The angle between the anchor and the horizontal plane is defined as the anchor inclination. Figure 20 presents the horizontal displacement profiles for anchors with different inclinations. While changes in inclination do not alter the “inward-convex” deformation pattern of the diaphragm wall, they do influence displacement in the upper portion of the wall. When the inclination angles are 15°, 30°, and 45°, the maximum wall displacements are 3.45 mm, 3.68 mm, and 4.12 mm, respectively. The displacement increases by 6.7% when the inclination rises from 15° to 30%, and by 12.0% from 30° to 45%. These results indicate that greater anchor inclinations reduce the effectiveness of horizontal support, thereby increasing lateral displacement and potentially compromising the stability of the excavation support system.

5. Conclusions

Based on numerical simulations, this study investigates the spatial influence of shield tunneling adjacent to foundation pits supported by wall-pile-anchor systems. Through single-factor sensitivity analysis, the effects of key structural parameters on the horizontal displacement of the retaining system are clarified. The main conclusions are as follows:

(1) The influence of tunnel depth on the wall–pile–anchor system can be divided into three stages. In the first stage, when the tunnel burial depth h is less than the embedment depth L of the retaining structure (h < L), wall settlement remains relatively constant as h increases. In the second stage (L < h ≤ 1.4L), settlement increases with tunnel depth and reaches its maximum when h = 1.4L. In the third stage (h > 1.4L), wall settlement gradually decreases as the tunnel depth increases further.

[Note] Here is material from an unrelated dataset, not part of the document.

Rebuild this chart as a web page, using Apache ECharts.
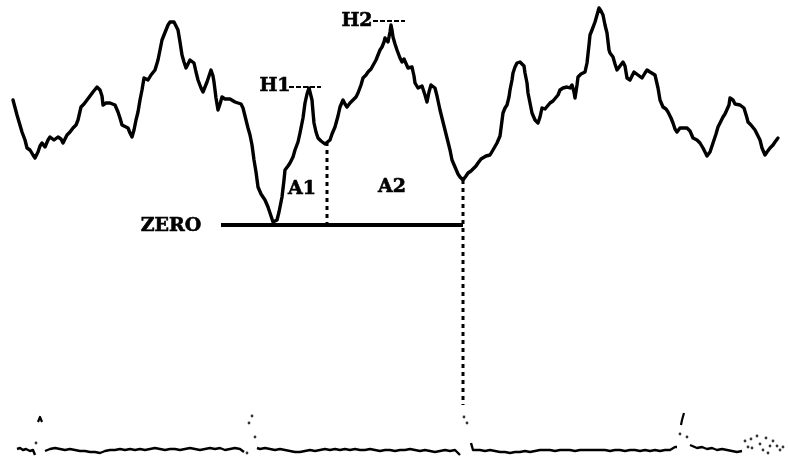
<!DOCTYPE html>
<html><head><meta charset="utf-8">
<script src="https://cdn.jsdelivr.net/npm/echarts@6/dist/echarts.min.js"></script>
<style>html,body{margin:0;padding:0;background:#fff}#c{width:788px;height:458px}</style>
</head><body><div id="c"></div>
<script>
// Main waveform: time (sample) and amplitude relative to ZERO line
var waveT = [13,17,22,25,27,30,33,35,38,40,42,45,48,50,54,58,61,63,67,70,73,76,78,81,84,87,90,93,97,100,102,103,106,110,115,118,120,122,124,128,130,132,134,136,138,140,142,144,146,148,151,155,158,160,162,164,166,168,170,172,174,176,178,180,182,184,186,188,190,192,194,196,198,201,203,205,207,209,211,213,214,216,218,220,222,225,227,230,232,235,238,241,243,246,248,250,252,254,256,258,261,265,268,270,272,273,275,277,279,282,284,285,288,290,293,295,298,300,303,305,307,309,310,312,313,314,316,318,321,323,325,327,330,332,335,338,340,343,345,347,350,353,356,358,361,363,366,368,371,373,376,378,380,382,384,385,387,388,390,391,392,393,395,397,400,402,404,405,408,410,412,414,415,418,420,422,423,425,427,429,431,433,435,437,440,442,445,448,450,452,455,458,460,463,466,468,471,473,476,478,481,483,486,490,493,497,500,503,505,507,509,510,512,513,515,517,520,522,524,525,527,528,530,532,535,538,540,542,545,547,550,553,555,558,560,563,567,570,572,574,575,577,578,581,585,587,589,590,592,595,597,599,601,603,605,607,609,610,613,615,617,620,623,625,627,630,632,634,635,638,640,642,643,645,647,650,652,655,656,658,660,663,666,668,671,673,675,677,680,684,687,690,692,693,697,700,703,705,707,708,710,713,716,718,721,723,725,727,729,730,732,733,735,737,740,742,744,745,747,748,751,753,755,757,758,760,762,765,767,770,773,775,778];
var waveV = [125,110,93,85,77,75,70,67,73,79,82,78,85,88,85,88,86,82,90,93,97,100,105,118,121,125,129,133,138,135,129,120,122,122,120,113,107,100,98,97,92,88,95,105,113,125,135,147,149,145,150,155,165,175,185,190,195,200,203,204,203,199,195,183,170,163,157,161,165,167,162,153,145,137,133,138,143,149,155,149,143,127,115,121,128,126,125,126,125,123,122,121,117,105,97,90,80,65,53,38,31,25,18,12,6,3,3,5,13,28,45,55,59,62,68,75,83,92,107,122,131,137,135,125,113,102,93,87,84,82,81,83,85,91,98,109,118,125,121,118,122,125,128,132,140,147,150,153,156,158,165,170,175,178,183,187,185,183,193,200,195,188,181,175,167,163,166,165,157,159,158,149,142,137,135,139,138,130,123,133,140,140,137,129,115,107,95,83,75,65,58,51,48,45,49,52,54,55,59,62,66,68,69,70,75,82,89,112,117,120,128,135,145,152,158,162,163,163,159,152,142,132,122,112,105,102,108,117,116,117,122,124,125,130,135,137,138,137,140,133,127,140,148,151,153,162,180,190,195,203,210,217,214,210,200,192,175,172,168,161,155,159,163,159,147,145,145,153,155,150,152,147,148,152,155,153,153,150,148,137,125,118,116,113,107,102,96,93,97,97,97,94,92,87,85,82,77,73,69,68,73,82,91,98,104,108,111,112,120,127,126,125,121,122,120,118,117,115,107,103,100,98,95,93,89,85,77,70,73,77,80,83,87];

// Lower trace (null = pen gap)
var lowT = [17,20,23,26,30,33,35,36,45,50,55,60,65,70,75,80,85,90,95,100,105,110,115,120,125,130,135,140,145,150,155,160,165,170,175,180,185,190,195,200,205,210,215,220,225,230,235,240,244,245,257,260,265,270,275,280,285,290,295,300,305,310,315,320,325,330,335,340,345,350,355,360,365,370,375,380,385,390,395,400,405,410,415,420,425,430,435,440,445,450,455,457,460,461,471,473,475,480,485,490,495,500,505,510,515,520,525,530,535,540,545,550,555,560,565,570,575,580,585,590,595,600,605,610,615,620,625,630,635,640,645,650,655,660,665,670,675,677,678,690,692,697,702,707,712,717,722,727,732,737,742];
var lowV = [-224,-223,-225,-224,-226,-225,-230,null,-226,-224,-223,-224,-225,-224,-225,-226,-226,-227,-227,-228,-226,-225,-225,-224,-225,-224,-225,-224,-225,-224,-223,-224,-225,-224,-224,-225,-224,-223,-224,-225,-224,-223,-224,-223,-225,-224,-223,-224,-227,null,-223,-224,-223,-224,-225,-224,-225,-226,-227,-227,-226,-225,-226,-225,-224,-225,-224,-225,-224,-225,-224,-225,-225,-224,-225,-226,-225,-225,-226,-225,-225,-224,-225,-226,-225,-226,-227,-226,-225,-226,-225,-226,-230,null,-218,-225,-225,-225,-226,-225,-226,-227,-227,-228,-227,-227,-226,-227,-226,-225,-225,-225,-226,-225,-225,-225,-226,-225,-225,-225,-225,-225,-225,-226,-225,-225,-226,-225,-225,-226,-225,-226,-225,-226,-225,-225,-222,-222,null,-220,-222,-223,-222,-224,-223,-225,-224,-225,-226,-227,-226];
// Short pen flicks at the beat marks
var flickT = [38,40,42,43,681,682,684];
var flickV = [-197,-192,-197,null,-200,-195,-188];
// Scattered pen specks on the lower trace
var speckT = [36,252,249,255,247,464,467,680,687,745,748,752,757,760,763,766,770,773,777,780,751,768,783];
var speckV = [-218,-191,-198,-212,-228,-192,-198,-209,-212,-216,-222,-223,-211,-219,-225,-213,-221,-216,-221,-225,-214,-228,-222];

// Annotation markers
var zeroLineT = [221,463];
var split1T = 327, split1V = [83,0];
var split2T = 463, split2V = [45,-180];
var h1T = [289,321], h1V = 138;
var h2T = [373,405], h2V = 204;
var labelText = ['ZERO','A1','A2','H1','H2'];
var labelT = [171,302,392,275,357];
var labelV = [-1,36,38,139,204];

function pairs(t, v){ return t.map(function(x,i){ return [x, v[i] === null ? '-' : v[i]]; }); }

var chart = echarts.init(document.getElementById('c'), null, {renderer:'canvas'});
var ink = '#000000';
chart.setOption({
  animation:false,
  backgroundColor:'#ffffff',
  grid:{left:0,right:0,top:0,bottom:0},
  xAxis:{type:'value',min:0,max:788,show:false},
  yAxis:{type:'value',min:-233,max:225,show:false},
  series:[
    {type:'line',data:pairs(waveT,waveV),showSymbol:false,symbol:'none',
     lineStyle:{color:ink,width:3.4,join:'round',cap:'round'}},
    {type:'line',data:pairs(lowT,lowV),showSymbol:false,symbol:'none',connectNulls:false,
     lineStyle:{color:ink,width:2.4,join:'round'}},
    {type:'line',data:pairs(flickT,flickV),showSymbol:false,symbol:'none',connectNulls:false,
     lineStyle:{color:ink,width:2.2,join:'round'}},
    {type:'scatter',data:pairs(speckT,speckV),symbolSize:2.8,itemStyle:{color:ink}},
    {type:'line',data:[[zeroLineT[0],0],[zeroLineT[1],0]],symbol:'none',
     lineStyle:{color:ink,width:4}},
    {type:'line',data:[[split1T,split1V[0]],[split1T,split1V[1]]],symbol:'none',
     lineStyle:{color:ink,width:3,type:[4,4]}},
    {type:'line',data:[[split2T,split2V[0]],[split2T,split2V[1]]],symbol:'none',
     lineStyle:{color:ink,width:3,type:[4,4]}},
    {type:'line',data:[[h1T[0],h1V],[h1T[1],h1V]],symbol:'none',
     lineStyle:{color:ink,width:2,type:[5,2]}},
    {type:'line',data:[[h2T[0],h2V],[h2T[1],h2V]],symbol:'none',
     lineStyle:{color:ink,width:2,type:[5,2]}},
    {type:'scatter',symbolSize:0,itemStyle:{color:ink},
     data:labelText.map(function(s,i){ return {name:s,value:[labelT[i],labelV[i]]}; }),
     label:{show:true,position:'inside',formatter:'{b}',color:'#000',opacity:1,
       textBorderWidth:0.6,textBorderColor:'#000',
       fontFamily:'DejaVu Serif',fontWeight:'bold',fontSize:19}}
  ]
});
</script></body></html>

(2) The spatial relationship between the shield tunnel and the wall–pile–anchor support system significantly affects the deformation behavior of both the tunnel and the retaining wall. As tunnel depth increases, wall settlement first increases and then decreases, reaching a peak when the tunnel depth equals 1.4L, where L is the diaphragm wall height. Horizontally, when the tunnel-to-pit clearance is less than 0.75D, the retaining wall experiences significant settlement due to tunneling. In cases where the tunnel passes beneath the excavation, crown settlement decreases, and the change in crown settlement is linearly correlated with pit depth.

(3) In the wall-pile-anchor system, increasing the embedment depth of the diaphragm wall effectively reduces horizontal displacement at the wall base. Increasing wall thickness reduces displacement at the top of the wall. When the embedment depth increases from 4 m to 10 m, the maximum wall displacement decreases by 17.1%, and the base displacement decreases by 32.7%. When the wall thickness increases from 800 mm to 1400 mm, the maximum displacement reduces by 28.4%, and the top displacement reduces by 45.6%.

(4) After excavation, pile deformation exhibits an inward-convex pattern, which remains unchanged with varying pile diameters. Large-diameter piles effectively reduce maximum horizontal displacement. However, when the pile diameter exceeds 1 m, further increases in diameter (e.g., by 0.2 m) reduce displacement by less than 5%, indicating limited improvement in deformation control.

(5) In the wall-pile-anchor system, increasing the length and diameter of anchors enhances the frictional resistance between the anchor and soil, thereby improving anchorage performance. However, increasing the inclination angle between the anchor and the horizontal plane leads to greater lateral displacement. An optimal inclination angle of 15° is recommended for minimizing displacement.